Their four-year-old software company, based in Alibaba’s hometown of Hangzhou is “slowing down”. “We’re taking a step back and using this time to improve ourselves,” says Jia, 26.
For China, such sentiment is a problem. Headlines in recent weeks have focused on thorny debt problems which have battered the property sector and strained local government coffers. But another problem is standing in the way of the country’s economy returning to a path of sustained growth: a lack of confidence among businesspeople.
Metrics of this may be imperfect but there is evidence that confidence among consumers and entrepreneurs in China has not recovered from a plethora of policy measures under Xi Jinping’s administration, including the leader’s sweeping “common prosperity” campaign in 2021 which tackled inequality and excess while also reasserting the Chinese Communist party’s control over the country’s entrepreneurial class.
Business confidence in August fell to its lowest point in a year, according to the Caixin services survey. “The biggest problem right now is a loss of confidence on the part of Chinese entrepreneurs,” says Andy Rothman, an investment strategist at the Matthews Asia fund. “That’s the part of the economy that drives most of the job creation, most of the wealth creation, most of the innovation and most GDP growth,” he says.
A new tracker from the Peterson Institute for International Economics shows that in the first half of this year, the share of China’s state sector among the country’s largest listed companies rose to 61 per cent, from 57 per cent. The share of the private sector dropped below 40 per cent for the first time since the end of 2019, declining further from a peak of 55.4 per cent in mid-2021.

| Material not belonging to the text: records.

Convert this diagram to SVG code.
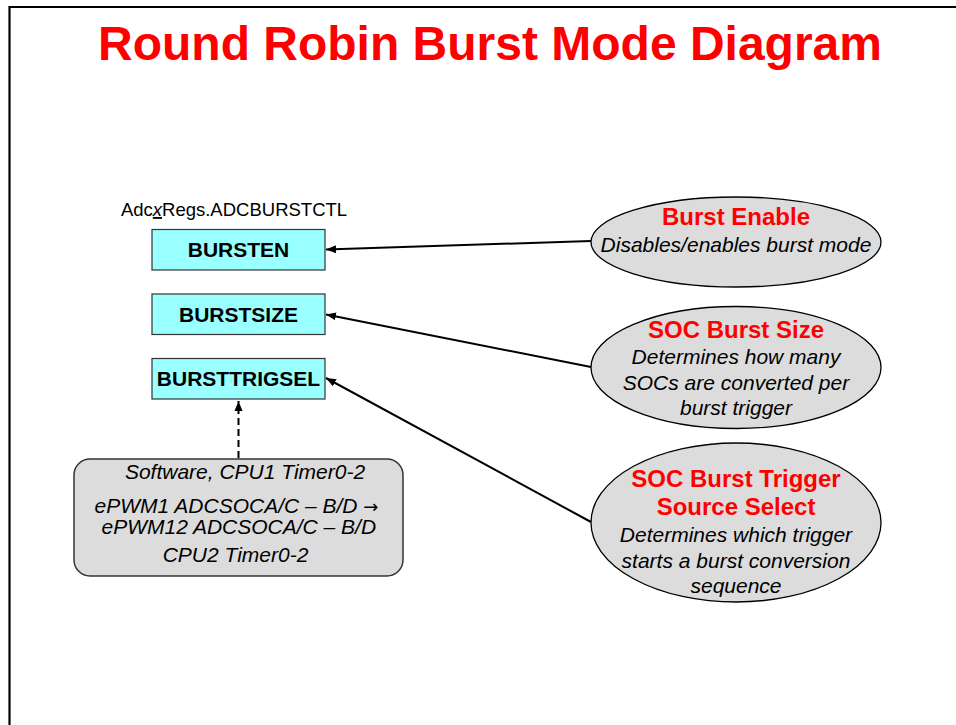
<svg xmlns="http://www.w3.org/2000/svg" width="956" height="725" viewBox="0 0 956 725">
<style>
.t{font-family:"Liberation Sans",Arial,sans-serif;}
.title{font-size:48px;font-weight:bold;fill:#ff0000;}
.reg{font-size:21px;font-weight:bold;fill:#000;}
.box{fill:#99ffff;stroke:#333;stroke-width:1.2;}
.ell{fill:#dcdcdc;stroke:#000;stroke-width:1.3;}
.eh{font-size:24px;font-weight:bold;fill:#ff0000;}
.ed{font-size:21px;font-style:italic;fill:#000;}
.conn{stroke:#000;stroke-width:2;fill:none;}
</style>
<defs>
<marker id="ah" markerUnits="userSpaceOnUse" markerWidth="12" markerHeight="10" refX="10" refY="5" orient="auto">
<path d="M0,1 L10,5 L0,9 Z" fill="#000"/>
</marker>
</defs>
<rect width="956" height="725" fill="#fff"/>
<path d="M9.5,725 V7 H956" fill="none" stroke="#000" stroke-width="2.2"/>
<text class="t title" x="490" y="60" text-anchor="middle">Round Robin Burst Mode Diagram</text>

<g id="regname">
<text class="t" x="234" y="216" font-size="18.5" text-anchor="middle" fill="#000">Adc<tspan font-style="italic" text-decoration="underline">x</tspan>Regs.ADCBURSTCTL</text>
</g>
<g id="bursten">
<rect class="box" x="152" y="229.5" width="173" height="40.5"/>
<text class="t reg" x="238.5" y="257" text-anchor="middle">BURSTEN</text>
</g>
<g id="burstsize">
<rect class="box" x="152" y="294" width="173" height="40.5"/>
<text class="t reg" x="238.5" y="322" text-anchor="middle">BURSTSIZE</text>
</g>
<g id="bursttrigsel">
<rect class="box" x="152" y="358.5" width="173" height="40.5"/>
<text class="t reg" x="238.5" y="385.5" text-anchor="middle">BURSTTRIGSEL</text>
</g>
<g id="sources">
<rect x="74" y="459" width="329" height="117" rx="16" ry="16" fill="#dcdcdc" stroke="#333" stroke-width="1.5"/>
<text class="t ed" x="245" y="479" text-anchor="middle">Software, CPU1 Timer0-2</text>
<text class="t ed" x="236.5" y="512.5" font-size="20.5" text-anchor="middle">ePWM1 ADCSOCA/C – B/D <tspan font-family="'DejaVu Sans',sans-serif" font-style="normal" font-size="18">→</tspan></text>
<text class="t ed" x="238.8" y="533.5" font-size="20.5" text-anchor="middle">ePWM12 ADCSOCA/C – B/D</text>
<text class="t ed" x="235.5" y="562" text-anchor="middle">CPU2 Timer0-2</text>
</g>
<g id="burstenable">
<ellipse class="ell" cx="736" cy="242" rx="145" ry="45"/>
<text class="t eh" x="736" y="225" text-anchor="middle">Burst Enable</text>
<text class="t ed" x="736" y="252" text-anchor="middle">Disables/enables burst mode</text>
</g>
<g id="socburstsize">
<ellipse class="ell" cx="736" cy="367.5" rx="145" ry="61"/>
<text class="t eh" x="736" y="338" text-anchor="middle">SOC Burst Size</text>
<text class="t ed" x="736" y="364" text-anchor="middle">Determines how many</text>
<text class="t ed" x="736" y="389.5" text-anchor="middle">SOCs are converted per</text>
<text class="t ed" x="736" y="415" text-anchor="middle">burst trigger</text>
</g>
<g id="socbursttrig">
<ellipse class="ell" cx="736" cy="522.5" rx="145" ry="79.5"/>
<text class="t eh" x="736" y="487" text-anchor="middle">SOC Burst Trigger</text>
<text class="t eh" x="736" y="515" text-anchor="middle">Source Select</text>
<text class="t ed" x="736" y="542" text-anchor="middle">Determines which trigger</text>
<text class="t ed" x="736" y="567.5" text-anchor="middle">starts a burst conversion</text>
<text class="t ed" x="736" y="593" text-anchor="middle">sequence</text>
</g>
<g id="connectors">
<line class="conn" x1="591" y1="241" x2="326" y2="249.5" marker-end="url(#ah)"/>
<line class="conn" x1="591" y1="367" x2="326" y2="314.5" marker-end="url(#ah)"/>
<line class="conn" x1="591" y1="522" x2="326" y2="378" marker-end="url(#ah)"/>
<line class="conn" x1="238.5" y1="458" x2="238.5" y2="401" stroke-width="2.5" stroke-dasharray="7,4" marker-end="url(#ah)"/>
</g>
</svg>
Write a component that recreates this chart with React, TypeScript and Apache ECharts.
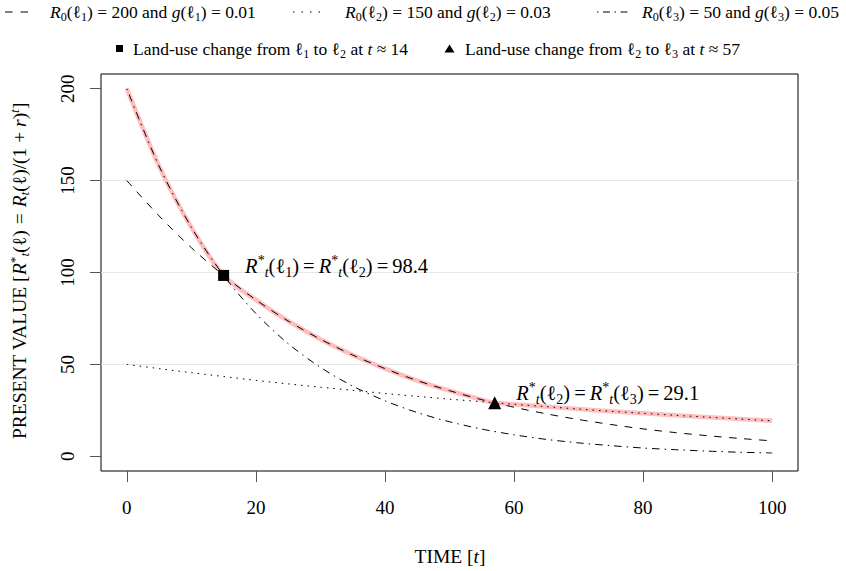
import React, { useEffect, useRef } from "react";
import * as echarts from "echarts";

// ---- data ----
const timeT = [0, 5, 10, 15, 20, 25, 30, 35, 40, 45, 50, 55, 60, 65, 70, 75, 80, 85, 90, 95, 100];
// R0 = 200 (fast decay, dash-dot)
const pvL1 = [200, 157.9, 124.6, 98.4, 77.7, 61.3, 48.4, 38.2, 30.2, 23.8, 18.8, 14.8, 11.7, 9.2, 7.3, 5.8, 4.5, 3.6, 2.8, 2.2, 1.8];
// R0 = 150 (dashed)
const pvL2 = [150, 130.8, 113.5, 98.4, 85.1, 73.6, 63.7, 55.1, 47.7, 41.2, 35.7, 30.8, 26.7, 23.1, 20.0, 17.3, 14.9, 12.9, 11.2, 9.7, 8.4];
// R0 = 50 (dotted)
const pvL3 = [50, 47.7, 45.5, 43.4, 41.3, 39.4, 37.6, 35.9, 34.2, 32.6, 31.1, 29.7, 28.3, 27.0, 25.7, 24.5, 23.4, 22.3, 21.3, 20.3, 19.3];
// land-use switch points
const switchT = [15, 57];
const switchPV = [98.4, 29.1];
const xTicks = [0, 20, 40, 60, 80, 100];
const yTicks = [0, 50, 100, 150, 200];

const FONT = "'Liberation Serif', 'DejaVu Serif', serif";
const FS_LEG = 17.5;
const FS_AX = 19;
const FS_TITLE = 19.5;
const FS_ANN = 20.5;

// colour key: "fill" for zrender graphic text, "color" for echarts labels
const makeRich = (fs: number, key: string, eqPad: number) => {
  const s = Math.round(fs * 0.69 * 10) / 10;
  const lh = Math.round(fs * 1.25);
  const c = { [key]: "#000" };
  return {
    n: { fontSize: fs, fontFamily: FONT, lineHeight: lh, ...c },
    it: { fontSize: fs, fontFamily: FONT, fontStyle: "italic", lineHeight: lh, ...c },
    eq: { fontSize: fs, fontFamily: FONT, lineHeight: lh, padding: [0, eqPad, 0, eqPad], ...c },
    sub: { fontSize: s, fontFamily: FONT, lineHeight: s, verticalAlign: "bottom", ...c },
    subit: { fontSize: s, fontFamily: FONT, fontStyle: "italic", lineHeight: s, verticalAlign: "bottom", ...c },
    sup: { fontSize: s, fontFamily: FONT, lineHeight: s, verticalAlign: "top", ...c },
    supit: { fontSize: s, fontFamily: FONT, fontStyle: "italic", lineHeight: s, verticalAlign: "top", ...c },
  } as any;
};

const richText = (x: number, y: number, text: string, fs: number, eqPad: number, extra: any = {}) => ({
  type: "text",
  x,
  y,
  silent: true,
  ...extra,
  style: {
    text,
    rich: makeRich(fs, "fill", eqPad),
    fontSize: fs,
    fontFamily: FONT,
    lineHeight: Math.round(fs * 1.25),
    fill: "#000",
    align: "left",
    verticalAlign: "middle",
    ...(extra.style || {}),
  },
});

export default function App() {
  const ref = useRef<HTMLDivElement>(null);

  useEffect(() => {
    const chart = echarts.init(ref.current!, null, { renderer: "svg" });

    const envelope: number[][] = timeT.map((t, i) => [t, Math.max(pvL1[i], pvL2[i], pvL3[i])]);
    switchT.forEach((t, i) => {
      if (!timeT.includes(t)) envelope.push([t, switchPV[i]]);
    });
    envelope.sort((a, b) => a[0] - b[0]);

    const annRich = makeRich(FS_ANN, "color", 4);
    const lbl1 =
      "{it|R}{sup|*}{subit|t}{n|(ℓ}{sub|1}{n|)}{eq|=}{it|R}{sup|*}{subit|t}{n|(ℓ}{sub|2}{n|)}{eq|=}{n|98.4}";
    const lbl2 =
      "{it|R}{sup|*}{subit|t}{n|(ℓ}{sub|2}{n|)}{eq|=}{it|R}{sup|*}{subit|t}{n|(ℓ}{sub|3}{n|)}{eq|=}{n|29.1}";

    const option: any = {
      animation: false,
      textStyle: { fontFamily: FONT },
      grid: {
        left: 101,
        top: 74,
        right: 48,
        bottom: 100,
        show: true,
        borderColor: "#000",
        borderWidth: 1,
        backgroundColor: "rgba(0,0,0,0)",
      },
      xAxis: {
        type: "value",
        min: -4,
        max: 104,
        axisLine: { show: false, onZero: false },
        axisTick: { show: true, customValues: xTicks, length: 11, lineStyle: { color: "#555" } },
        axisLabel: { customValues: xTicks, margin: 27, fontSize: FS_AX, color: "#000", fontFamily: FONT },
        splitLine: { show: false },
      },
      yAxis: {
        type: "value",
        min: -8,
        max: 208,
        axisLine: { show: false, onZero: false },
        axisTick: { show: true, customValues: yTicks, length: 11, lineStyle: { color: "#555" } },
        axisLabel: { customValues: yTicks, rotate: 90, margin: 24, fontSize: FS_AX, color: "#000", fontFamily: FONT },
        splitLine: {
          show: true,
          showMinLine: false,
          showMaxLine: false,
          lineStyle: { color: "#e6e6e6", width: 1 },
        },
      },
      series: [
        {
          type: "line",
          name: "envelope",
          data: envelope,
          showSymbol: false,
          smooth: 0.3,
          lineStyle: { color: "#ffbdbd", width: 4.5 },
          z: 2,
          silent: true,
        },
        {
          type: "line",
          name: "l1",
          data: timeT.map((t, i) => [t, pvL1[i]]),
          showSymbol: false,
          smooth: 0.3,
          lineStyle: { color: "#000", width: 1, type: [1.5, 5, 7.5, 5] },
          z: 3,
          silent: true,
        },
        {
          type: "line",
          name: "l2",
          data: timeT.map((t, i) => [t, pvL2[i]]),
          showSymbol: false,
          smooth: 0.3,
          lineStyle: { color: "#000", width: 1, type: [7.5, 7.5] },
          z: 3,
          silent: true,
        },
        {
          type: "line",
          name: "l3",
          data: timeT.map((t, i) => [t, pvL3[i]]),
          showSymbol: false,
          smooth: 0.3,
          lineStyle: { color: "#000", width: 1, type: [1.5, 5] },
          z: 3,
          silent: true,
        },
        {
          type: "scatter",
          name: "switch12",
          data: [[switchT[0], switchPV[0]]],
          symbol: "rect",
          symbolSize: 11,
          itemStyle: { color: "#000", opacity: 1 },
          z: 5,
          silent: true,
          label: {
            show: true,
            position: "right",
            distance: 16,
            offset: [0, -9],
            formatter: lbl1,
            rich: annRich,
          },
        },
        {
          type: "scatter",
          name: "switch23",
          data: [[switchT[1], switchPV[1]]],
          symbol: "triangle",
          symbolSize: 13,
          itemStyle: { color: "#000", opacity: 1 },
          z: 5,
          silent: true,
          label: {
            show: true,
            position: "right",
            distance: 15,
            offset: [0, -10],
            formatter: lbl2,
            rich: annRich,
          },
        },
      ],
      graphic: [
        // legend row 1
        { type: "line", silent: true, shape: { x1: 5, y1: 12, x2: 29, y2: 12 }, style: { stroke: "#000", lineWidth: 1, lineDash: [7.5, 8] } },
        richText(50, 12, "{it|R}{sub|0}(ℓ{sub|1}) = 200 and {it|g}(ℓ{sub|1}) = 0.01", FS_LEG, 2),
        { type: "line", silent: true, shape: { x1: 293, y1: 12, x2: 321, y2: 12 }, style: { stroke: "#000", lineWidth: 1, lineDash: [1.5, 7] } },
        richText(345, 12, "{it|R}{sub|0}(ℓ{sub|2}) = 150 and {it|g}(ℓ{sub|2}) = 0.03", FS_LEG, 2),
        { type: "line", silent: true, shape: { x1: 597, y1: 12, x2: 628, y2: 12 }, style: { stroke: "#000", lineWidth: 1, lineDash: [1.5, 4.5, 7, 4.5] } },
        richText(642, 12, "{it|R}{sub|0}(ℓ{sub|3}) = 50 and {it|g}(ℓ{sub|3}) = 0.05", FS_LEG, 2),
        // legend row 2
        { type: "rect", silent: true, shape: { x: 116, y: 45, width: 7, height: 7 }, style: { fill: "#000" } },
        richText(133, 49, "Land-use change from ℓ{sub|1} to ℓ{sub|2} at {it|t} ≈ 14", FS_LEG, 2),
        { type: "polygon", silent: true, shape: { points: [[449.5, 44.5], [454.5, 52.5], [444.5, 52.5]] }, style: { fill: "#000" } },
        richText(465, 49, "Land-use change from ℓ{sub|2} to ℓ{sub|3} at {it|t} ≈ 57", FS_LEG, 2),
        // axis titles
        richText(450, 556, "TIME [{it|t}]", FS_TITLE, 3, { style: { align: "center" } }),
        richText(
          19,
          271,
          "PRESENT VALUE [{it|R}{sup|*}{subit|t}(ℓ){eq|=}{it|R}{subit|t}(ℓ)/(1 + {it|r}){supit|t}]",
          FS_TITLE,
          6,
          { rotation: Math.PI / 2, style: { align: "center" } }
        ),
      ],
    };

    chart.setOption(option);
    return () => chart.dispose();
  }, []);

  return (
    <div
      ref={ref}
      style={{ position: "absolute", left: 0, top: 0, width: 846, height: 571, background: "#fff" }}
    />
  );
}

PIIE researchers Tianlei Huang and Nicolas Véron point out that their tracker “echoes . . . other dismal recent private-sector numbers”. Among them, China’s private-sector fixed asset investment shrank in the first half of the year compared with the same period in 2022.

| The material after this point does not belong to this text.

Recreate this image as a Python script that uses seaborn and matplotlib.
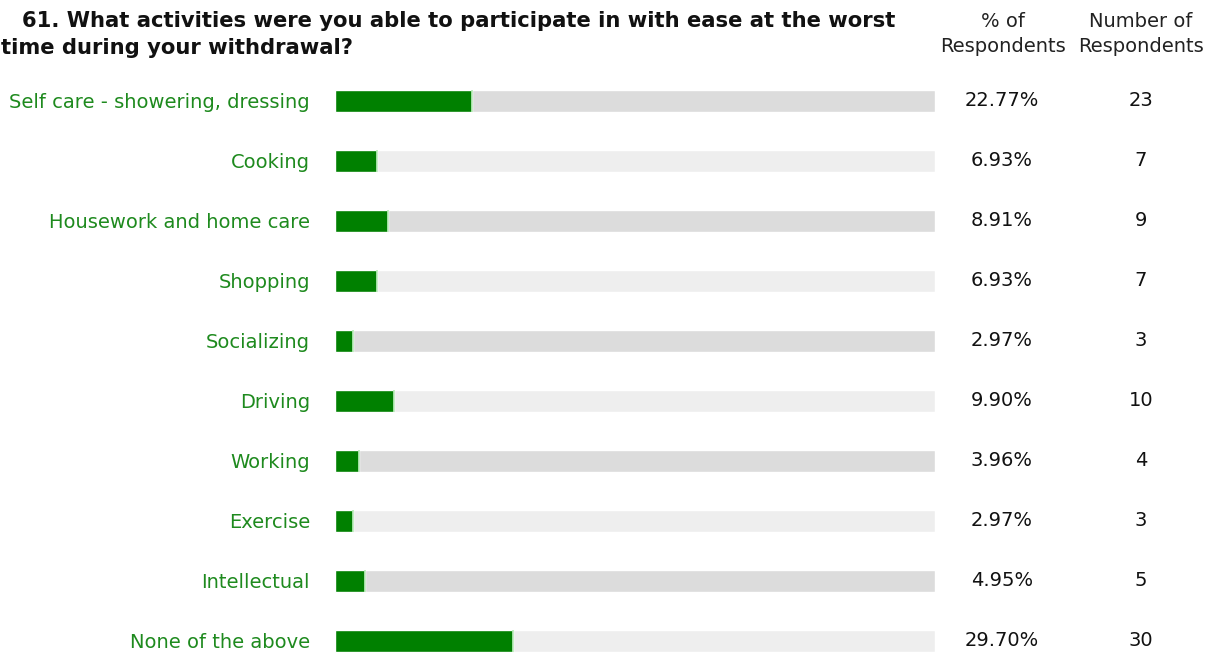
import matplotlib
matplotlib.use("Agg")
import matplotlib.pyplot as plt
import matplotlib.transforms as mtransforms
import seaborn as sns
import pandas as pd

categories = ["Self care - showering, dressing", "Cooking", "Housework and home care",
              "Shopping", "Socializing", "Driving", "Working", "Exercise",
              "Intellectual", "None of the above"]
percents = [22.77, 6.93, 8.91, 6.93, 2.97, 9.90, 3.96, 2.97, 4.95, 29.70]
counts = [23, 7, 9, 7, 3, 10, 4, 3, 5, 30]
title_line1 = "61. What activities were you able to participate in with ease at the worst"
title_line2 = "time during your withdrawal?"
col1_header = "% of\nRespondents"
col2_header = "Number of\nRespondents"

sns.set_theme(style="white")
plt.rcParams['font.family'] = ['DejaVu Sans']

df = pd.DataFrame({"cat": categories, "pct": percents, "full": [100] * len(categories)})

W, H = 1216, 657
fig = plt.figure(figsize=(W / 100, H / 100), dpi=100)
ax = fig.add_axes([335 / W, 0, 600 / W, (657 - 71) / H])

bg_colors = ["#dcdcdc" if i % 2 == 0 else "#eeeeee" for i in range(len(categories))]
sns.barplot(data=df, y="cat", x="full", hue="cat", palette=bg_colors, legend=False,
            orient="h", width=0.36, ax=ax, saturation=1)
sns.barplot(data=df, y="cat", x="pct", color="#008000", orient="h", width=0.36,
            ax=ax, saturation=1)
# light highlight at bar end
for i, p in enumerate(percents):
    ax.plot([p, p], [i - 0.18, i + 0.18], color="#b8ecb8", lw=1.2, solid_capstyle="butt")

ax.set_xlim(0, 100)
ax.set_ylim(9.267, -0.5)
for s in ax.spines.values():
    s.set_visible(False)
ax.set_xticks([])
ax.set_xlabel("")
ax.set_ylabel("")
ax.tick_params(axis="y", length=0, pad=18)
ax.set_yticks(range(len(categories)))
ax.set_yticklabels(categories, color="#1e8a1e", fontsize=14)

trans = mtransforms.blended_transform_factory(fig.transFigure, ax.transData)
for i, (p, c) in enumerate(zip(percents, counts)):
    ax.text(1002 / W, i, f"{p:.2f}%", transform=trans, ha="center", va="center",
            fontsize=14, color="#111111")
    ax.text(1141 / W, i, f"{c}", transform=trans, ha="center", va="center",
            fontsize=14, color="#111111")

fig.text(1003 / W, 1 - 34 / H, col1_header, ha="center", va="center", fontsize=14,
         color="#222222", linespacing=1.45)
fig.text(1141 / W, 1 - 34 / H, col2_header, ha="center", va="center", fontsize=14,
         color="#222222", linespacing=1.45)
fig.text(22 / W, 1 - 21 / H, title_line1, ha="left", va="center", fontsize=15.2,
         fontweight="bold", color="#111111")
fig.text(1 / W, 1 - 48 / H, title_line2, ha="left", va="center", fontsize=15.2,
         fontweight="bold", color="#111111")

fig.savefig("out.png", dpi=100)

In July, political leaders in Beijing acknowledged they had a problem. The party’s Central Committee, one of China’s top decision-making bodies, and the State Council, the country’s cabinet, issued a rare joint statement in support of developing the private sector in China. Since then there have been signs of green shoots: some restrictions over the real estate sector have been eased and more moves have been made to boost domestic consumption. Even Jack Ma, one of the key targets of the 2021 campaign, has resumed some public appearances.
Liqian Ren, who manages China investments at WisdomTree Asset Management, argues the real estate bubble bursting is the “overarching factor” weighing on private sector investment. “Naturally, whether it’s in China or outside China, where you have these kinds of macro conditions, people are cautious,” she says.
Rothman says entrepreneurial sentiment is eventually going “to turn around”. But the timing, he concedes, is uncertain. “Over the last several decades, the Chinese economy has gone through a lot of challenging periods . . . in the end, the government has, after it’s made a lot of mistakes, been pragmatic, and in the end, Chinese entrepreneurs and households have been resilient.”
To that end, Wang Ziyi, co-owner of a Hangzhou company that develops digital luxury goods supply chains, is among those who see an opportunity in the downturn. She says that with cheap rent it is a good time to expand and open new stores.
Still, most analysts believe far more needs to be done to convince businesspeople that unpredictable regulations and sudden crackdowns are a thing of the past. They point to the inherent tension between Xi’s priorities of party control and national security, and unleashing the animal spirits of China’s entrepreneurs and consumers.
Yu Jie, a China expert at the UK think-tank Chatham House, said that the “common prosperity” campaign created a sense of uncertainty, spooking private investors and private companies. “It is very easy to undermine confidence, it will take a much longer time to restore the sense of confidence that would be required to get the economy back on track,” she said.